(Plotting code records)
Start

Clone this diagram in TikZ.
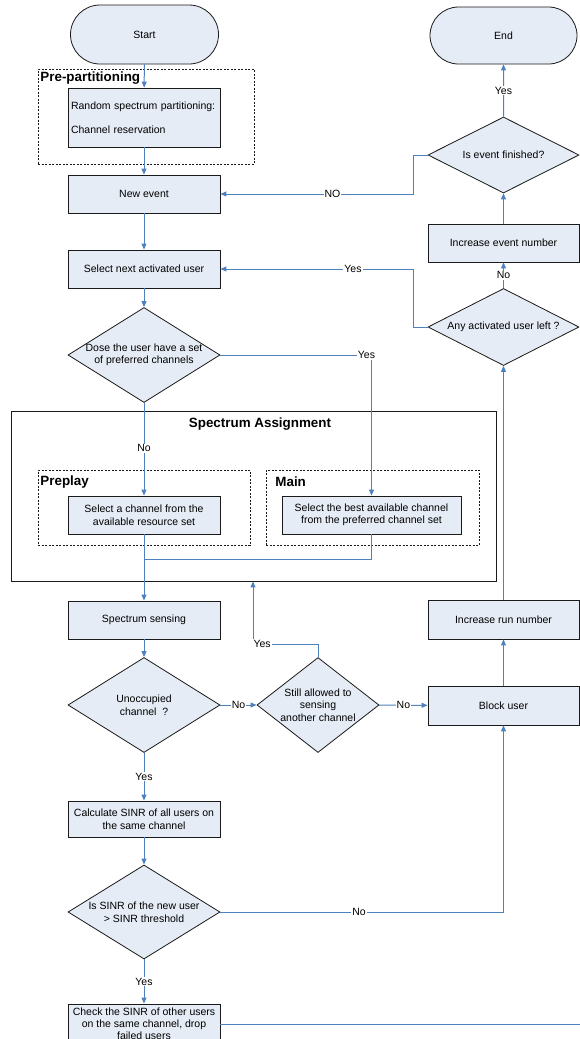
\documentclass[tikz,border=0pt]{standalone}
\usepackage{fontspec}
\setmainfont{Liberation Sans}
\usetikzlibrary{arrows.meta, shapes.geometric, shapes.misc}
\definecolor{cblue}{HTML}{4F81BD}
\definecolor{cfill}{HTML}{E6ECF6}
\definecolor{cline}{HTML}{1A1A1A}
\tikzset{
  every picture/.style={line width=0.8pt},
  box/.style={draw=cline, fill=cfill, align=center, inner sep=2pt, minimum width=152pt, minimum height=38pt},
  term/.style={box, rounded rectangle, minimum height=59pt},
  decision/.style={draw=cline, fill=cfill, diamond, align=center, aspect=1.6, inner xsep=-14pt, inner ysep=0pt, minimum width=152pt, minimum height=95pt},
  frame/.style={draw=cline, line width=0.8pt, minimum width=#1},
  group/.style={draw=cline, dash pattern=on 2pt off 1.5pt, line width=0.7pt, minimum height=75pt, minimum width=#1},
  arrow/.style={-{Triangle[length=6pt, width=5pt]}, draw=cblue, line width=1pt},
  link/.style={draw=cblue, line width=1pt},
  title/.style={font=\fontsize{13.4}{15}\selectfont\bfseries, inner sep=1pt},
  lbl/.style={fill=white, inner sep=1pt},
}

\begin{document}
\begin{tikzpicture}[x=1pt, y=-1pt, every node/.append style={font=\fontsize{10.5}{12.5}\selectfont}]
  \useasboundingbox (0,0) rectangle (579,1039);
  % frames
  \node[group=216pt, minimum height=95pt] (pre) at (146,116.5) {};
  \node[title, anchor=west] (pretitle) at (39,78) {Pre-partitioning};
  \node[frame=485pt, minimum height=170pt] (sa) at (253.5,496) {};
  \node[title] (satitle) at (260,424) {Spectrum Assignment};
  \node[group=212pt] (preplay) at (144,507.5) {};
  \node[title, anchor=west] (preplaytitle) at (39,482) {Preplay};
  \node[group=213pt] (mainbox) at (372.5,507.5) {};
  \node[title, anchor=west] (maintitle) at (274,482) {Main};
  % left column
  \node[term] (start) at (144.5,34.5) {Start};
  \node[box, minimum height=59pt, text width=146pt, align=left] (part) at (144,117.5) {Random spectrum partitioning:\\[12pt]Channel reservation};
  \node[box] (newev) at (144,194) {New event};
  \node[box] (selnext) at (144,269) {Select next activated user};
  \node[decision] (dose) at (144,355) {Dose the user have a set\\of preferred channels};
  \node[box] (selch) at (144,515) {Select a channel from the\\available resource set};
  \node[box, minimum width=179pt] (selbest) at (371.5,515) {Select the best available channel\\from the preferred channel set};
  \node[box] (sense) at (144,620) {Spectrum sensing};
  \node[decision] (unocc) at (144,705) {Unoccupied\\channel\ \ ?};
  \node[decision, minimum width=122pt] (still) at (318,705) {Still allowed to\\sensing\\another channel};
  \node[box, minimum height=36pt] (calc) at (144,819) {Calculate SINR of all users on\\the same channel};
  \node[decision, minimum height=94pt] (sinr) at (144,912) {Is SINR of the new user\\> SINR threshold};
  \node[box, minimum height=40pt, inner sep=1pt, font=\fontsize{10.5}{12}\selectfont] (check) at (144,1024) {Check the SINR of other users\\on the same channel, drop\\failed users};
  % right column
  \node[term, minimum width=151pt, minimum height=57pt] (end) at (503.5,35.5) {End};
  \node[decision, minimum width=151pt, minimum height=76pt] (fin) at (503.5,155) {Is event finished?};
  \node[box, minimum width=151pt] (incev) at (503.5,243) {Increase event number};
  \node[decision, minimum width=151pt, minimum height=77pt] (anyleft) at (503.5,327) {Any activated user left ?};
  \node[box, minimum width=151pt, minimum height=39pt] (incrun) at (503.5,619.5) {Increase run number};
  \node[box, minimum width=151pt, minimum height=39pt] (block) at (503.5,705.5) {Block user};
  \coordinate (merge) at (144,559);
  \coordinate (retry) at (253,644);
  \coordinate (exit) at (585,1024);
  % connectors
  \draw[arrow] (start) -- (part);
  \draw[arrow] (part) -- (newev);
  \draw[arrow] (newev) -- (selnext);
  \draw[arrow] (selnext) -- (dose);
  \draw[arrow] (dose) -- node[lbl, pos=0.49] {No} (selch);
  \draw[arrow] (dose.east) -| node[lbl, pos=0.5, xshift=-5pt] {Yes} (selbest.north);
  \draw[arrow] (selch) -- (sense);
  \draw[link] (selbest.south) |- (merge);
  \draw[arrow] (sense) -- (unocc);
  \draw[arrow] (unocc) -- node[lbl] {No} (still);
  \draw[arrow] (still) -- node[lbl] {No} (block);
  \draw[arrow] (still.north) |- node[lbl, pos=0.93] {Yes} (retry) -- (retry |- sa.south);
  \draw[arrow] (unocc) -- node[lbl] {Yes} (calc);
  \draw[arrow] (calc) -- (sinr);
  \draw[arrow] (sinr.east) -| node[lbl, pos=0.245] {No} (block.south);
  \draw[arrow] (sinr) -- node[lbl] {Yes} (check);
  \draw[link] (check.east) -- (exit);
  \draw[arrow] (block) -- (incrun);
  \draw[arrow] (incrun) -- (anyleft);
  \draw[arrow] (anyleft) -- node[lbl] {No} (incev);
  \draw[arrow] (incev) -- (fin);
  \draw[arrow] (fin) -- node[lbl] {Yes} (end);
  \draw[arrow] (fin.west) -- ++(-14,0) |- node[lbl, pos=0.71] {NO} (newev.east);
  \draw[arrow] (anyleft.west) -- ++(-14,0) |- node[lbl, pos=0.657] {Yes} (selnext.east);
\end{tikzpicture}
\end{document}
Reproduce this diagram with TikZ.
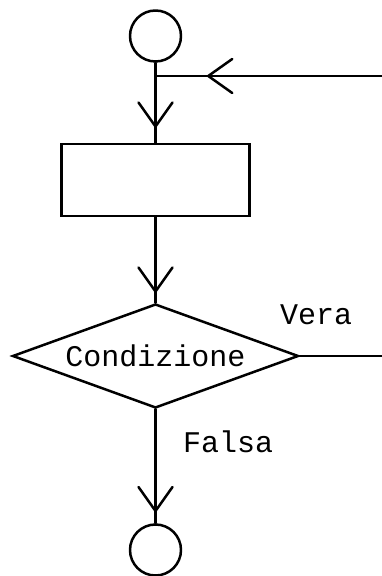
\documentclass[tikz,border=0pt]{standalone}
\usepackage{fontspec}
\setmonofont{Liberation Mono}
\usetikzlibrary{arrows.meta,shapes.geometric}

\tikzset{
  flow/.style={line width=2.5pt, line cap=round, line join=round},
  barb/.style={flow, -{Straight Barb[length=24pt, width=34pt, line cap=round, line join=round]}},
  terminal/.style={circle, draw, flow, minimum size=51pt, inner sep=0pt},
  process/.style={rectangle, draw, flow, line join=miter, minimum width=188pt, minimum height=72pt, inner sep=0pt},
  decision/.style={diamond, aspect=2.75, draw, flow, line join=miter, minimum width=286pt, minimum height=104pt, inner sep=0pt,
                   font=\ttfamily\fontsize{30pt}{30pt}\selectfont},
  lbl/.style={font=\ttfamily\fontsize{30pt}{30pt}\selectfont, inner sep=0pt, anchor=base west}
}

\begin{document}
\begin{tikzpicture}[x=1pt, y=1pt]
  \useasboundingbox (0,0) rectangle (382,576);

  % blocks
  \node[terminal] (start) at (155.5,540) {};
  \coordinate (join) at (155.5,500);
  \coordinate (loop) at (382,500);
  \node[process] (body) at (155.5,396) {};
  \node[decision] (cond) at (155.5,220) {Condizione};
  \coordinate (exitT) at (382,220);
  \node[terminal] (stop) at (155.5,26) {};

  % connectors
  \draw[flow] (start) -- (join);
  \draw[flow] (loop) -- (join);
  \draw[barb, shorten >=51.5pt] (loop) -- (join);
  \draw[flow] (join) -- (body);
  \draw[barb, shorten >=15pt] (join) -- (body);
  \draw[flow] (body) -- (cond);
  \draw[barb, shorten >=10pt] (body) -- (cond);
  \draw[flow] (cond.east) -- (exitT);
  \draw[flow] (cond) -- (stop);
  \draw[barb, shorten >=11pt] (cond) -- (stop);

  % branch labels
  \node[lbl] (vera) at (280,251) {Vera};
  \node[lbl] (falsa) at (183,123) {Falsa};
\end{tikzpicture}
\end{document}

End

- **WRITTEN INSTRUCTION**: The entries above are to be returned exactly, without their pictures.

- **RESULT OF THIS EXERCISE**:
Clone this diagram in TikZ.
\documentclass[tikz,border=0pt]{standalone}
\usepackage{fontspec}
\setmainfont{Liberation Sans}
\usetikzlibrary{arrows.meta, shapes.geometric, shapes.misc}
\definecolor{cblue}{HTML}{4F81BD}
\definecolor{cfill}{HTML}{E6ECF6}
\definecolor{cline}{HTML}{1A1A1A}
\tikzset{
  every picture/.style={line width=0.8pt},
  box/.style={draw=cline, fill=cfill, align=center, inner sep=2pt, minimum width=152pt, minimum height=38pt},
  term/.style={box, rounded rectangle, minimum height=59pt},
  decision/.style={draw=cline, fill=cfill, diamond, align=center, aspect=1.6, inner xsep=-14pt, inner ysep=0pt, minimum width=152pt, minimum height=95pt},
  frame/.style={draw=cline, line width=0.8pt, minimum width=#1},
  group/.style={draw=cline, dash pattern=on 2pt off 1.5pt, line width=0.7pt, minimum height=75pt, minimum width=#1},
  arrow/.style={-{Triangle[length=6pt, width=5pt]}, draw=cblue, line width=1pt},
  link/.style={draw=cblue, line width=1pt},
  title/.style={font=\fontsize{13.4}{15}\selectfont\bfseries, inner sep=1pt},
  lbl/.style={fill=white, inner sep=1pt},
}

\begin{document}
\begin{tikzpicture}[x=1pt, y=-1pt, every node/.append style={font=\fontsize{10.5}{12.5}\selectfont}]
  \useasboundingbox (0,0) rectangle (579,1039);
  % frames
  \node[group=216pt, minimum height=95pt] (pre) at (146,116.5) {};
  \node[title, anchor=west] (pretitle) at (39,78) {Pre-partitioning};
  \node[frame=485pt, minimum height=170pt] (sa) at (253.5,496) {};
  \node[title] (satitle) at (260,424) {Spectrum Assignment};
  \node[group=212pt] (preplay) at (144,507.5) {};
  \node[title, anchor=west] (preplaytitle) at (39,482) {Preplay};
  \node[group=213pt] (mainbox) at (372.5,507.5) {};
  \node[title, anchor=west] (maintitle) at (274,482) {Main};
  % left column
  \node[term] (start) at (144.5,34.5) {Start};
  \node[box, minimum height=59pt, text width=146pt, align=left] (part) at (144,117.5) {Random spectrum partitioning:\\[12pt]Channel reservation};
  \node[box] (newev) at (144,194) {New event};
  \node[box] (selnext) at (144,269) {Select next activated user};
  \node[decision] (dose) at (144,355) {Dose the user have a set\\of preferred channels};
  \node[box] (selch) at (144,515) {Select a channel from the\\available resource set};
  \node[box, minimum width=179pt] (selbest) at (371.5,515) {Select the best available channel\\from the preferred channel set};
  \node[box] (sense) at (144,620) {Spectrum sensing};
  \node[decision] (unocc) at (144,705) {Unoccupied\\channel\ \ ?};
  \node[decision, minimum width=122pt] (still) at (318,705) {Still allowed to\\sensing\\another channel};
  \node[box, minimum height=36pt] (calc) at (144,819) {Calculate SINR of all users on\\the same channel};
  \node[decision, minimum height=94pt] (sinr) at (144,912) {Is SINR of the new user\\> SINR threshold};
  \node[box, minimum height=40pt, inner sep=1pt, font=\fontsize{10.5}{12}\selectfont] (check) at (144,1024) {Check the SINR of other users\\on the same channel, drop\\failed users};
  % right column
  \node[term, minimum width=151pt, minimum height=57pt] (end) at (503.5,35.5) {End};
  \node[decision, minimum width=151pt, minimum height=76pt] (fin) at (503.5,155) {Is event finished?};
  \node[box, minimum width=151pt] (incev) at (503.5,243) {Increase event number};
  \node[decision, minimum width=151pt, minimum height=77pt] (anyleft) at (503.5,327) {Any activated user left ?};
  \node[box, minimum width=151pt, minimum height=39pt] (incrun) at (503.5,619.5) {Increase run number};
  \node[box, minimum width=151pt, minimum height=39pt] (block) at (503.5,705.5) {Block user};
  \coordinate (merge) at (144,559);
  \coordinate (retry) at (253,644);
  \coordinate (exit) at (585,1024);
  % connectors
  \draw[arrow] (start) -- (part);
  \draw[arrow] (part) -- (newev);
  \draw[arrow] (newev) -- (selnext);
  \draw[arrow] (selnext) -- (dose);
  \draw[arrow] (dose) -- node[lbl, pos=0.49] {No} (selch);
  \draw[arrow] (dose.east) -| node[lbl, pos=0.5, xshift=-5pt] {Yes} (selbest.north);
  \draw[arrow] (selch) -- (sense);
  \draw[link] (selbest.south) |- (merge);
  \draw[arrow] (sense) -- (unocc);
  \draw[arrow] (unocc) -- node[lbl] {No} (still);
  \draw[arrow] (still) -- node[lbl] {No} (block);
  \draw[arrow] (still.north) |- node[lbl, pos=0.93] {Yes} (retry) -- (retry |- sa.south);
  \draw[arrow] (unocc) -- node[lbl] {Yes} (calc);
  \draw[arrow] (calc) -- (sinr);
  \draw[arrow] (sinr.east) -| node[lbl, pos=0.245] {No} (block.south);
  \draw[arrow] (sinr) -- node[lbl] {Yes} (check);
  \draw[link] (check.east) -- (exit);
  \draw[arrow] (block) -- (incrun);
  \draw[arrow] (incrun) -- (anyleft);
  \draw[arrow] (anyleft) -- node[lbl] {No} (incev);
  \draw[arrow] (incev) -- (fin);
  \draw[arrow] (fin) -- node[lbl] {Yes} (end);
  \draw[arrow] (fin.west) -- ++(-14,0) |- node[lbl, pos=0.71] {NO} (newev.east);
  \draw[arrow] (anyleft.west) -- ++(-14,0) |- node[lbl, pos=0.657] {Yes} (selnext.east);
\end{tikzpicture}
\end{document}
Reproduce this diagram with TikZ.
\documentclass[tikz,border=0pt]{standalone}
\usepackage{fontspec}
\setmonofont{Liberation Mono}
\usetikzlibrary{arrows.meta,shapes.geometric}

\tikzset{
  flow/.style={line width=2.5pt, line cap=round, line join=round},
  barb/.style={flow, -{Straight Barb[length=24pt, width=34pt, line cap=round, line join=round]}},
  terminal/.style={circle, draw, flow, minimum size=51pt, inner sep=0pt},
  process/.style={rectangle, draw, flow, line join=miter, minimum width=188pt, minimum height=72pt, inner sep=0pt},
  decision/.style={diamond, aspect=2.75, draw, flow, line join=miter, minimum width=286pt, minimum height=104pt, inner sep=0pt,
                   font=\ttfamily\fontsize{30pt}{30pt}\selectfont},
  lbl/.style={font=\ttfamily\fontsize{30pt}{30pt}\selectfont, inner sep=0pt, anchor=base west}
}

\begin{document}
\begin{tikzpicture}[x=1pt, y=1pt]
  \useasboundingbox (0,0) rectangle (382,576);

  % blocks
  \node[terminal] (start) at (155.5,540) {};
  \coordinate (join) at (155.5,500);
  \coordinate (loop) at (382,500);
  \node[process] (body) at (155.5,396) {};
  \node[decision] (cond) at (155.5,220) {Condizione};
  \coordinate (exitT) at (382,220);
  \node[terminal] (stop) at (155.5,26) {};

  % connectors
  \draw[flow] (start) -- (join);
  \draw[flow] (loop) -- (join);
  \draw[barb, shorten >=51.5pt] (loop) -- (join);
  \draw[flow] (join) -- (body);
  \draw[barb, shorten >=15pt] (join) -- (body);
  \draw[flow] (body) -- (cond);
  \draw[barb, shorten >=10pt] (body) -- (cond);
  \draw[flow] (cond.east) -- (exitT);
  \draw[flow] (cond) -- (stop);
  \draw[barb, shorten >=11pt] (cond) -- (stop);

  % branch labels
  \node[lbl] (vera) at (280,251) {Vera};
  \node[lbl] (falsa) at (183,123) {Falsa};
\end{tikzpicture}
\end{document}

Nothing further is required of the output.